Report, word for word, every line of the material that contains "this".

MATERIALS PROVIDED
▼▼▼

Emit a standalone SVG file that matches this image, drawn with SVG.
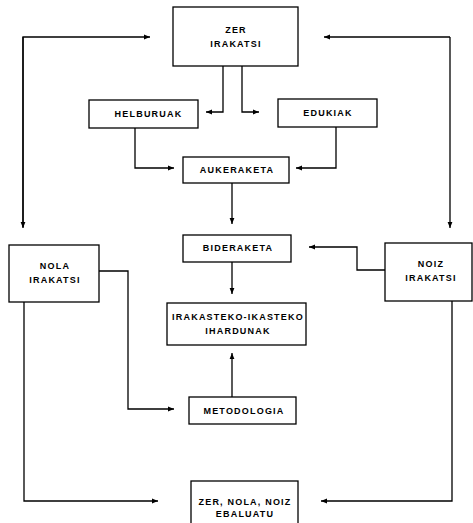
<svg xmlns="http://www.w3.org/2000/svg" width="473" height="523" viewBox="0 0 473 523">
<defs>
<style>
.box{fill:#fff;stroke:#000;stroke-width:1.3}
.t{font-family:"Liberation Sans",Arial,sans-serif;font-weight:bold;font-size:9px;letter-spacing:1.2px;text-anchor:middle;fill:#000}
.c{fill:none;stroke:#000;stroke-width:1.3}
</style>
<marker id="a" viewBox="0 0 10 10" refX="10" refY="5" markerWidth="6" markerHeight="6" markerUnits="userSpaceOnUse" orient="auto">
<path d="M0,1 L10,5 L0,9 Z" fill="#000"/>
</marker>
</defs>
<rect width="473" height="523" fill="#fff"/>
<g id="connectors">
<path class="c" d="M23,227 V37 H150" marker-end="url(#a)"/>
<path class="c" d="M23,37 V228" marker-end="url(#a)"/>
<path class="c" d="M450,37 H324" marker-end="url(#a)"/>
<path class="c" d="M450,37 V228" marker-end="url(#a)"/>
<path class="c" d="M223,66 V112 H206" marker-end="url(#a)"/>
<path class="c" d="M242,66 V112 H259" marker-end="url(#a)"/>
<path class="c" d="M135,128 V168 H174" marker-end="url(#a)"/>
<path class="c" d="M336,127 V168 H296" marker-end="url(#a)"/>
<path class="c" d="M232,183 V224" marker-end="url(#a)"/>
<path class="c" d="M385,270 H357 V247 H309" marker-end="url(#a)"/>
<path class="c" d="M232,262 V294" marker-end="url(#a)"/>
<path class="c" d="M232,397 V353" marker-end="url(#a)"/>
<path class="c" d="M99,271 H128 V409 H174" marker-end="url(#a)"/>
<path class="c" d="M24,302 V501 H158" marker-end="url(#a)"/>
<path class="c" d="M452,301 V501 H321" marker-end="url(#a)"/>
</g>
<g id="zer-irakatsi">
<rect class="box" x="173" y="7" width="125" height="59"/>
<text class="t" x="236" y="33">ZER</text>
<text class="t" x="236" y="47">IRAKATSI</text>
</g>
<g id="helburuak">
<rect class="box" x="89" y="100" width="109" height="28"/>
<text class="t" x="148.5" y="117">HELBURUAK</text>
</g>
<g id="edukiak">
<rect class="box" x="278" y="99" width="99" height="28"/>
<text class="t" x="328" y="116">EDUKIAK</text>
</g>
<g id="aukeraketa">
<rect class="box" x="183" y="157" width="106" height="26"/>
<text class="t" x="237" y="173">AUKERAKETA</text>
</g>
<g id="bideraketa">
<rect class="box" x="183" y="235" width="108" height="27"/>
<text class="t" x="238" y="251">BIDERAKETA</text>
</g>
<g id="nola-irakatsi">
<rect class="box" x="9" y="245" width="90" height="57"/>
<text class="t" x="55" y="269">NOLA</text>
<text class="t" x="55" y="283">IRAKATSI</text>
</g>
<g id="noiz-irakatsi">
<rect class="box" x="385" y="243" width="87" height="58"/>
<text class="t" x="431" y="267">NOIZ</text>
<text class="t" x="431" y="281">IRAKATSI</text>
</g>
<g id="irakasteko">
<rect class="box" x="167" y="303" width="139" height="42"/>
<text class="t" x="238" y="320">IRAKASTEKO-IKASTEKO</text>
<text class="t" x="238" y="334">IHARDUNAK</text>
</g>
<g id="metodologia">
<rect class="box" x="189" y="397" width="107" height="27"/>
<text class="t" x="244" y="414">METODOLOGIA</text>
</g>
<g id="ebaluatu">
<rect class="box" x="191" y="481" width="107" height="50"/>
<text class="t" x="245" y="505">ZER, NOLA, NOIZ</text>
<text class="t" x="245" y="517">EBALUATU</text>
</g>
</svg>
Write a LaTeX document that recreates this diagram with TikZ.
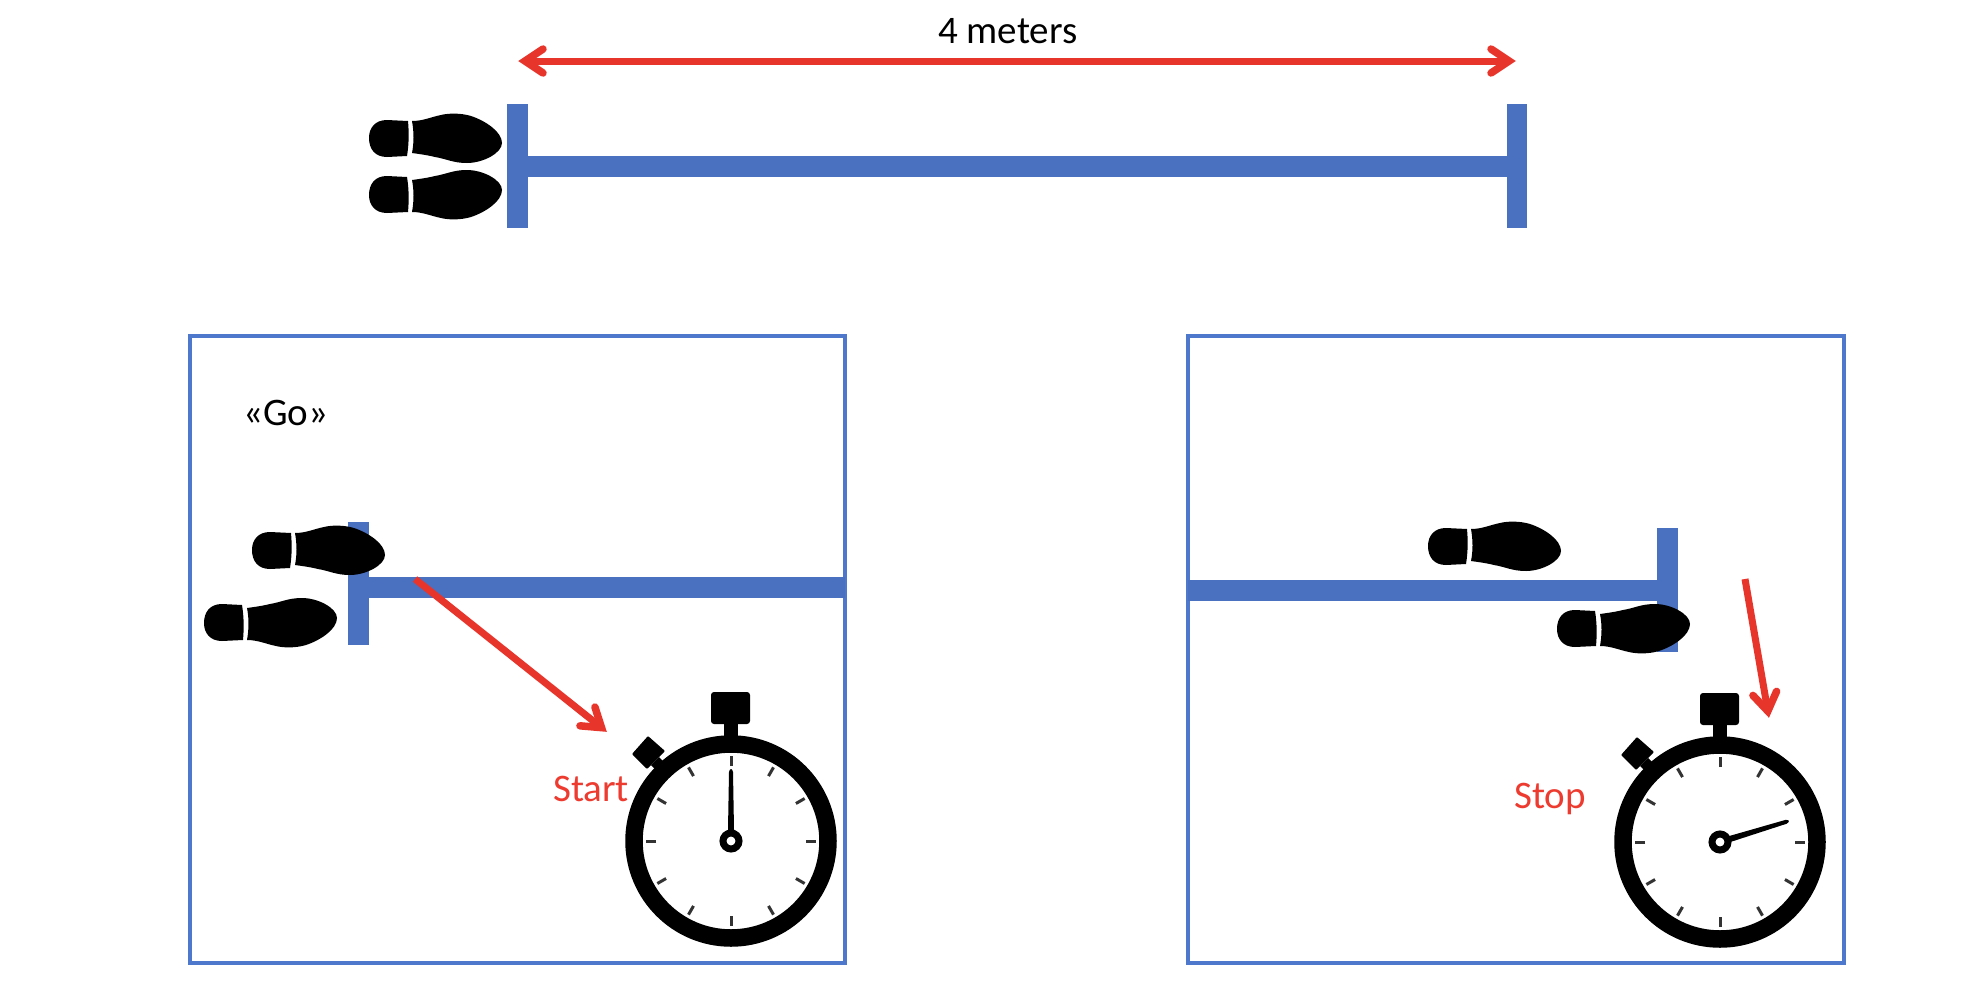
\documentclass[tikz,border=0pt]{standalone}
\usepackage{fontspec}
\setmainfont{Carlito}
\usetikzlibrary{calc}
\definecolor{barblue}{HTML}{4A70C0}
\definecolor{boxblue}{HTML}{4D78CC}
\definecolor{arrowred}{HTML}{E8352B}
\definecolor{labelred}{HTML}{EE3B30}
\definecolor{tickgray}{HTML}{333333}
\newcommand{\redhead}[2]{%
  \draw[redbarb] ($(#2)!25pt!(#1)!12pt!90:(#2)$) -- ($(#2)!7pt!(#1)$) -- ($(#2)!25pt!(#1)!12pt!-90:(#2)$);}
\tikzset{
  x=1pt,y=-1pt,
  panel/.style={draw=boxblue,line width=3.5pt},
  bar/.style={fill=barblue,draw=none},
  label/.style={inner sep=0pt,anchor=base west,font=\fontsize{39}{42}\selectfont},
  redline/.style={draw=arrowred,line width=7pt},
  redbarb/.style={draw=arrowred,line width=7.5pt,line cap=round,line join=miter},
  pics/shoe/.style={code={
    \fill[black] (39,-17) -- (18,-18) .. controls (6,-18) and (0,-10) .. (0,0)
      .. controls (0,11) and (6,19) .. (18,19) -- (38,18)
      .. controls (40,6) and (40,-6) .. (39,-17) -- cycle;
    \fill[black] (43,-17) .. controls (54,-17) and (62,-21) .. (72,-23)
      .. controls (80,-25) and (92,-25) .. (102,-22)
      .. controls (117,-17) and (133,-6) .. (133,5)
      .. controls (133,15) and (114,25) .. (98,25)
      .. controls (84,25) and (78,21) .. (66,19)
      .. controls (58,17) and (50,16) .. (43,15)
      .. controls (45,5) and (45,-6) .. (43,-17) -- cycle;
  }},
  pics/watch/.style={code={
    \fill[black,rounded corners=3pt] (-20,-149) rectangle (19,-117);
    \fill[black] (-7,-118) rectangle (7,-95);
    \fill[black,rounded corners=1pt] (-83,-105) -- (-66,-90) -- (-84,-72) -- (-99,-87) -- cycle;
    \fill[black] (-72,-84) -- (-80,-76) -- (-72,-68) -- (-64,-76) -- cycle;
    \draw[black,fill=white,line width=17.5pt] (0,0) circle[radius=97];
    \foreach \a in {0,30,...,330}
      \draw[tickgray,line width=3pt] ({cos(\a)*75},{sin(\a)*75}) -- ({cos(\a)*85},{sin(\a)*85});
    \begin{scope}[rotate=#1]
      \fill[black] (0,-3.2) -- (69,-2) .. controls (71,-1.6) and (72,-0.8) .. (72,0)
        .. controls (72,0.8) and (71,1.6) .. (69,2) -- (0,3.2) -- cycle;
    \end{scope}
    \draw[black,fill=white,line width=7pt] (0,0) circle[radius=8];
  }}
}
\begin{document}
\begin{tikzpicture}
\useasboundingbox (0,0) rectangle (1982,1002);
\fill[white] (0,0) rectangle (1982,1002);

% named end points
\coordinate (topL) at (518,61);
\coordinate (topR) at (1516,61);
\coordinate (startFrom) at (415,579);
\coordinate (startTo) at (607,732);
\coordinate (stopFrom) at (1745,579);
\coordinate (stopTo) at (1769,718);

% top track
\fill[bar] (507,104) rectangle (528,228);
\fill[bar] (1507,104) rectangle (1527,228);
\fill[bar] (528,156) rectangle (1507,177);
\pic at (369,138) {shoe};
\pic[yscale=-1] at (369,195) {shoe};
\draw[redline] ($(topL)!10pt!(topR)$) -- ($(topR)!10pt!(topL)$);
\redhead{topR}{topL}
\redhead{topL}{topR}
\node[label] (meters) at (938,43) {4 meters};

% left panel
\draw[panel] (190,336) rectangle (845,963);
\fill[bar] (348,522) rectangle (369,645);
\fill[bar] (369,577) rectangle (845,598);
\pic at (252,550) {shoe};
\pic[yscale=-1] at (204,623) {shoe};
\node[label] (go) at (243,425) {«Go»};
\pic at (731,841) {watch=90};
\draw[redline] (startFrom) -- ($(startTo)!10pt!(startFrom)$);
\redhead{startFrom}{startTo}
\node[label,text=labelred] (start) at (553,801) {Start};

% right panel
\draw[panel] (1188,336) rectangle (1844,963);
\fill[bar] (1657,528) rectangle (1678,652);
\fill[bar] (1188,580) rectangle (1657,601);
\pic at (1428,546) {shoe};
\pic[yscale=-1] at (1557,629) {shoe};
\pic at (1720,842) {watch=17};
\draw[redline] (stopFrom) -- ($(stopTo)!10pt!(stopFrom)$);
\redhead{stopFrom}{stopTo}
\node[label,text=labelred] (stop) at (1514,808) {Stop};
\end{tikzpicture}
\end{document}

▲▲▲

RIGHT ANSWER
Emit a standalone SVG file that matches this image, drawn with SVG.
Write a LaTeX document that recreates this diagram with TikZ.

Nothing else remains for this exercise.